##### Supplied data
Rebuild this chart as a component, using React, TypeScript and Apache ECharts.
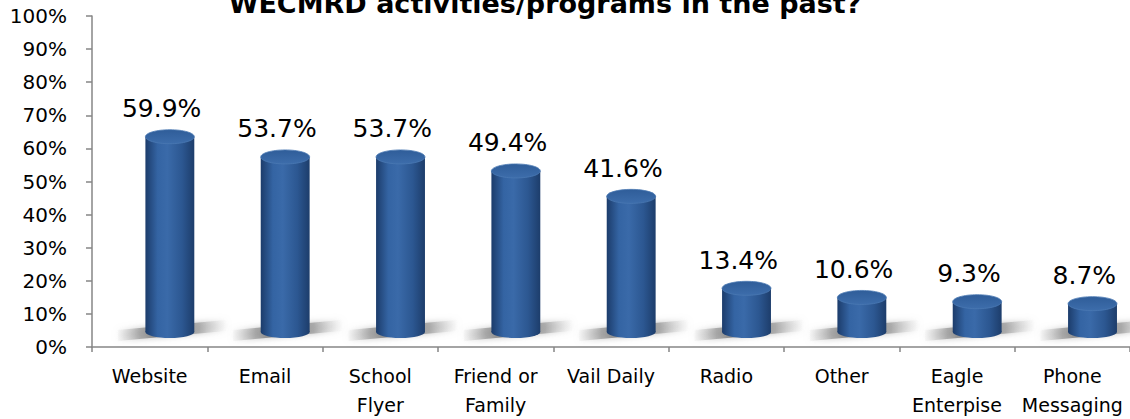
import React, { useEffect, useRef } from "react";
import * as echarts from "echarts";

const categories = [
  "Website",
  "Email",
  "School\nFlyer",
  "Friend or\nFamily",
  "Vail Daily",
  "Radio",
  "Other",
  "Eagle\nEnterpise",
  "Phone\nMessaging",
];
const values = [59.9, 53.7, 53.7, 49.4, 41.6, 13.4, 10.6, 9.3, 8.7];
const yTicks = { min: 0, max: 100, interval: 10 };
const titleText = "WECMRD activities/programs in the past?";

const FONT = "'DejaVu Sans', sans-serif";
const AXIS = "#868686";

export default function App() {
  const ref = useRef<HTMLDivElement>(null);
  useEffect(() => {
    if (!ref.current) return;
    const chart = echarts.init(ref.current, null, { renderer: "svg" });
    const bodyGrad = () =>
      new echarts.graphic.LinearGradient(0, 0, 1, 0, [
        { offset: 0, color: "#1c3c6b" },
        { offset: 0.25, color: "#3464a3" },
        { offset: 0.45, color: "#3a6aa9" },
        { offset: 0.75, color: "#2c5791" },
        { offset: 1, color: "#1d3d6b" },
      ]);
    chart.setOption({
      animation: false,
      grid: { left: 92, right: 0, top: 16, bottom: 70, containLabel: false },
      graphic: [
        {
          type: "text",
          x: 545,
          y: 3,
          style: {
            text: titleText,
            align: "center",
            verticalAlign: "middle",
            font: `bold 27px ${FONT}`,
            fill: "#000",
          },
        },
      ],
      xAxis: {
        type: "category",
        data: categories,
        axisLine: { show: true, lineStyle: { color: AXIS, width: 1.5 } },
        axisTick: { show: true, length: 5, lineStyle: { color: AXIS, width: 1.5 } },
        axisLabel: {
          interval: 0,
          color: "#000",
          fontFamily: FONT,
          fontSize: 19,
          lineHeight: 29,
          margin: 14,
        },
      },
      yAxis: {
        type: "value",
        min: yTicks.min,
        max: yTicks.max,
        interval: yTicks.interval,
        splitLine: { show: false },
        axisLine: { show: true, lineStyle: { color: AXIS, width: 1.5 } },
        axisTick: { show: true, length: 6, lineStyle: { color: AXIS, width: 1.5 } },
        axisLabel: {
          formatter: "{value}%",
          color: "#000",
          fontFamily: FONT,
          fontSize: 20,
          margin: 25,
        },
      },
      series: [
        {
          type: "custom",
          data: values.map((v, i) => [i, v]),
          renderItem: (params: any, api: any) => {
            const idx = api.value(0);
            const v = api.value(1);
            const p0 = api.coord([idx, 0]);
            const p1 = api.coord([idx, v]);
            const band = api.size([1, 0])[0];
            const cx = p0[0] + band * 0.175;
            const rx = band * 0.212;
            const ry = 6;
            const baseCy = p0[1] - 15;
            const topCy = baseCy - (p0[1] - p1[1]) * 0.985;
            const shadow = {
              type: "polygon",
              shape: {
                points: [
                  [cx - 52, baseCy + 9],
                  [cx + 56, baseCy - 1],
                  [cx + 56, baseCy - 12],
                  [cx - 52, baseCy - 2],
                ],
              },
              style: {
                fill: new echarts.graphic.LinearGradient(0, 0, 1, 0, [
                  { offset: 0, color: "rgba(200,200,200,0.1)" },
                  { offset: 0.2, color: "rgba(150,150,150,0.7)" },
                  { offset: 0.4, color: "rgba(115,115,115,0.95)" },
                  { offset: 0.75, color: "rgba(160,160,160,0.8)" },
                  { offset: 1, color: "rgba(230,230,230,0.1)" },
                ]),
                shadowBlur: 6,
                shadowColor: "rgba(150,150,150,0.7)",
              },
            };
            const bottom = {
              type: "ellipse",
              shape: { cx, cy: baseCy, rx, ry },
              style: { fill: bodyGrad() },
            };
            const body = {
              type: "rect",
              shape: { x: cx - rx, y: topCy, width: 2 * rx, height: baseCy - topCy },
              style: { fill: bodyGrad() },
            };
            const top = {
              type: "ellipse",
              shape: { cx, cy: topCy, rx, ry: ry + 1 },
              style: {
                fill: new echarts.graphic.LinearGradient(0, 0, 0, 1, [
                  { offset: 0, color: "#2f5d99" },
                  { offset: 1, color: "#3d6dab" },
                ]),
                stroke: "#4a78b3",
                lineWidth: 0.8,
              },
            };
            const label = {
              type: "text",
              style: {
                text: v.toFixed(1) + "%",
                x: p0[0] + 12,
                y: topCy - ry - 22,
                align: "center",
                verticalAlign: "middle",
                font: `25px ${FONT}`,
                fill: "#000",
              },
            };
            return { type: "group", children: [shadow, bottom, body, top, label] };
          },
        },
      ],
    });
    return () => chart.dispose();
  }, []);
  return (
    <div
      ref={ref}
      style={{ position: "absolute", left: 0, top: 0, width: 1130, height: 419, background: "#fff" }}
    />
  );
}
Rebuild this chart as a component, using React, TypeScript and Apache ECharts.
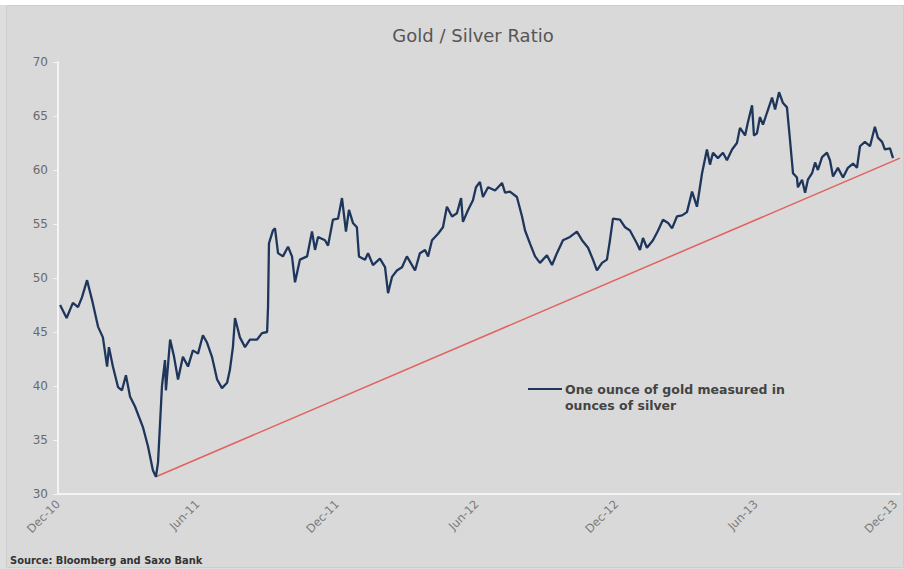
import React, { useEffect, useRef } from "react";
import * as echarts from "echarts";

// months since Dec-10 (x) and gold/silver ratio (y)
const months = [
  0.09, 0.37, 0.64, 0.86, 1.03, 1.25, 1.46, 1.72, 1.93, 2.11, 2.19, 2.36, 2.58, 2.75, 2.92, 3.1, 3.31, 3.65, 3.87, 4.08,
  4.21, 4.3, 4.47, 4.6, 4.64, 4.82, 4.99, 5.16, 5.37, 5.59, 5.8, 6.02, 6.23, 6.41, 6.62, 6.84, 7.05, 7.27, 7.39, 7.52,
  7.61, 7.82, 8.04, 8.25, 8.56, 8.77, 8.99, 9.03, 9.07, 9.24, 9.33, 9.46, 9.67, 9.89, 10.06, 10.19, 10.4, 10.71, 10.92,
  11.05, 11.18, 11.48, 11.61, 11.82, 12.04, 12.21, 12.38, 12.51, 12.68, 12.85, 12.94, 13.2, 13.33, 13.54, 13.84, 14.06,
  14.19, 14.36, 14.57, 14.79, 15.0, 15.35, 15.56, 15.78, 15.91, 16.08, 16.34, 16.55, 16.72, 16.94, 17.15, 17.33, 17.41,
  17.63, 17.84, 17.97, 18.14, 18.27, 18.49, 18.79, 19.09, 19.22, 19.43, 19.73, 19.95, 20.08, 20.29, 20.51, 20.72, 21.02,
  21.24, 21.45, 21.71, 22.01, 22.31, 22.53, 22.79, 23.0, 23.17, 23.39, 23.6, 23.73, 23.86, 24.16, 24.38, 24.59, 24.89,
  25.02, 25.15, 25.32, 25.58, 25.8, 26.01, 26.23, 26.4, 26.61, 26.83, 27.04, 27.26, 27.47, 27.69, 27.9, 28.03, 28.16,
  28.37, 28.59, 28.76, 28.98, 29.19, 29.32, 29.54, 29.66, 29.84, 29.92, 30.05, 30.18, 30.31, 30.48, 30.7, 30.83, 31.0,
  31.17, 31.34, 31.47, 31.6, 31.77, 31.81, 31.99, 32.12, 32.24, 32.42, 32.55, 32.67, 32.85, 33.06, 33.19, 33.32, 33.53,
  33.75, 33.96, 34.18, 34.35, 34.48, 34.69, 34.91, 35.12, 35.25, 35.43, 35.55, 35.77, 35.9,
];
const ratio = [
  47.5, 46.3, 47.7, 47.3, 48.2, 49.8, 48.0, 45.5, 44.5, 41.8, 43.6, 41.8, 39.9, 39.6, 41.0, 39.0, 38.1, 36.2, 34.4, 32.2,
  31.6, 32.9, 40.0, 42.4, 39.6, 44.3, 42.7, 40.6, 42.7, 41.8, 43.3, 43.0, 44.7, 44.0, 42.7, 40.6, 39.8, 40.3, 41.5, 43.6,
  46.3, 44.5, 43.6, 44.3, 44.3, 44.9, 45.0, 47.3, 53.2, 54.4, 54.6, 52.3, 52.0, 52.9, 52.0, 49.6, 51.7, 52.0, 54.3,
  52.6, 53.8, 53.5, 53.0, 55.4, 55.5, 57.4, 54.3, 56.3, 55.1, 54.7, 52.0, 51.7, 52.3, 51.2, 51.8, 51.0,
  48.6, 50.1, 50.7, 51.0, 52.0, 50.7, 52.3, 52.6, 52.0, 53.5, 54.1, 54.7, 56.6, 55.7, 56.0, 57.4, 55.2,
  56.3, 57.2, 58.4, 58.9, 57.5, 58.4, 58.1, 58.8, 57.9, 58.0, 57.5, 55.7, 54.4, 53.2, 52.0, 51.4, 52.1,
  51.2, 52.3, 53.5, 53.8, 54.3, 53.5, 52.8, 51.7, 50.7, 51.4, 51.7, 53.5, 55.5, 55.4, 54.7, 54.4, 53.2,
  52.6, 53.7, 52.8, 53.5, 54.4, 55.4, 55.1, 54.6, 55.7, 55.8, 56.1, 58.0, 56.6, 59.7, 61.9, 60.5, 61.6,
  61.1, 61.6, 60.9, 61.9, 62.5, 63.9, 63.2, 64.4, 66.0, 63.2, 63.4, 64.9, 64.2, 65.3, 66.7, 65.6, 67.2,
  66.2, 65.8, 62.8, 59.7, 59.3, 58.4, 59.1, 57.9, 59.1, 59.7, 60.7, 60.0, 61.2, 61.6, 60.9, 59.4, 60.2,
  59.3, 60.2, 60.6, 60.2, 62.2, 62.6, 62.2, 64.0, 63.0, 62.6, 61.9, 62.0, 61.1,
];
// trend line from the 2011 low to the right edge
const trendMonths = [4.21, 36.2];
const trendValues = [31.6, 61.1];

const xTickLabels = ["Dec-10", "Jun-11", "Dec-11", "Jun-12", "Dec-12", "Jun-13", "Dec-13"];
const yTicks = [30, 35, 40, 45, 50, 55, 60, 65, 70];

const TITLE = "Gold / Silver Ratio";
const LEGEND_LINE1 = "One ounce of gold measured in";
const LEGEND_LINE2 = "ounces of silver";
const SOURCE = "Source: Bloomberg and Saxo Bank";

export default function App() {
  const ref = useRef<HTMLDivElement>(null);
  useEffect(() => {
    if (!ref.current) return;
    const chart = echarts.init(ref.current, null, { renderer: "svg" });
    const lineData = months.map((m, i) => [m, ratio[i]]);
    const trendData = trendMonths.map((m, i) => [m, trendValues[i]]);
    chart.setOption({
      animation: false,
      backgroundColor: "#dedede",
      title: {
        text: TITLE,
        left: 468,
        top: 21,
        textAlign: "center",
        textStyle: { fontFamily: "DejaVu Sans", fontSize: 18, fontWeight: "normal", color: "#555" },
      },
      grid: { left: 58, right: 4, top: 62, bottom: 75 },
      xAxis: {
        type: "value",
        min: 0,
        max: 36.2,
        interval: 6,
        axisLine: { show: true, lineStyle: { color: "#f4f4f4", width: 2 } },
        axisTick: { show: false },
        splitLine: { show: false },
        axisLabel: {
          rotate: 45,
          margin: 8,
          fontFamily: "DejaVu Sans",
          fontSize: 11.5,
          color: "#7a7a7a",
          showMaxLabel: false,
          formatter: (v: number) => {
            const k = Math.round(v / 6);
            return Math.abs(v - k * 6) < 1e-6 && xTickLabels[k] ? xTickLabels[k] : "";
          },
        },
      },
      yAxis: {
        type: "value",
        min: yTicks[0],
        max: yTicks[yTicks.length - 1],
        interval: 5,
        axisLine: { show: true, lineStyle: { color: "#f4f4f4", width: 2 } },
        axisTick: { show: true, length: 5, lineStyle: { color: "#f4f4f4", width: 1 } },
        splitLine: { show: false },
        axisLabel: { margin: 10, fontFamily: "DejaVu Sans", fontSize: 12, color: "#6a6a6a" },
      },
      series: [
        {
          type: "line",
          data: trendData,
          symbol: "none",
          lineStyle: { color: "#e0625f", width: 1.5 },
          z: 2,
        },
        {
          type: "line",
          name: "ratio",
          data: lineData,
          symbol: "none",
          lineStyle: { color: "#1f365c", width: 2.3 },
          z: 3,
        },
      ],
      graphic: [
        { type: "rect", shape: { x: 0, y: 0, width: 904, height: 5 }, style: { fill: "#ffffff" }, z: -10 },
        {
          type: "rect",
          shape: { x: 6.5, y: 5.5, width: 897, height: 562 },
          style: { fill: "#d9d9d9", stroke: "#cdcdcd", lineWidth: 1 },
          z: -10,
        },
        {
          type: "line",
          shape: { x1: 528, y1: 389, x2: 562, y2: 389 },
          style: { stroke: "#1f365c", lineWidth: 2 },
        },
        {
          type: "text",
          x: 565,
          y: 381,
          style: {
            text: LEGEND_LINE1 + "\n" + LEGEND_LINE2,
            fontFamily: "DejaVu Sans",
            fontSize: 12.5,
            fontWeight: "bold",
            fill: "#444",
            lineHeight: 16,
          },
        },
        {
          type: "text",
          x: 10,
          y: 555,
          style: {
            text: SOURCE,
            fontFamily: "Liberation Sans Narrow, DejaVu Sans Condensed, Liberation Sans",
            fontSize: 11,
            fontWeight: "bold",
            fill: "#333",
          },
        },
      ],
    });
    return () => chart.dispose();
  }, []);
  return <div ref={ref} style={{ position: "fixed", left: 0, top: 0, width: 904, height: 569 }} />;
}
##########
Instructions for the task: Only the lines from the start of the records to the one containing "activities/programs in the" should be repeated, exactly and with both ends kept; drop any pictures.

Result of this exercise:
Rebuild this chart as a component, using React, TypeScript and Apache ECharts.
import React, { useEffect, useRef } from "react";
import * as echarts from "echarts";

const categories = [
  "Website",
  "Email",
  "School\nFlyer",
  "Friend or\nFamily",
  "Vail Daily",
  "Radio",
  "Other",
  "Eagle\nEnterpise",
  "Phone\nMessaging",
];
const values = [59.9, 53.7, 53.7, 49.4, 41.6, 13.4, 10.6, 9.3, 8.7];
const yTicks = { min: 0, max: 100, interval: 10 };
const titleText = "WECMRD activities/programs in the past?";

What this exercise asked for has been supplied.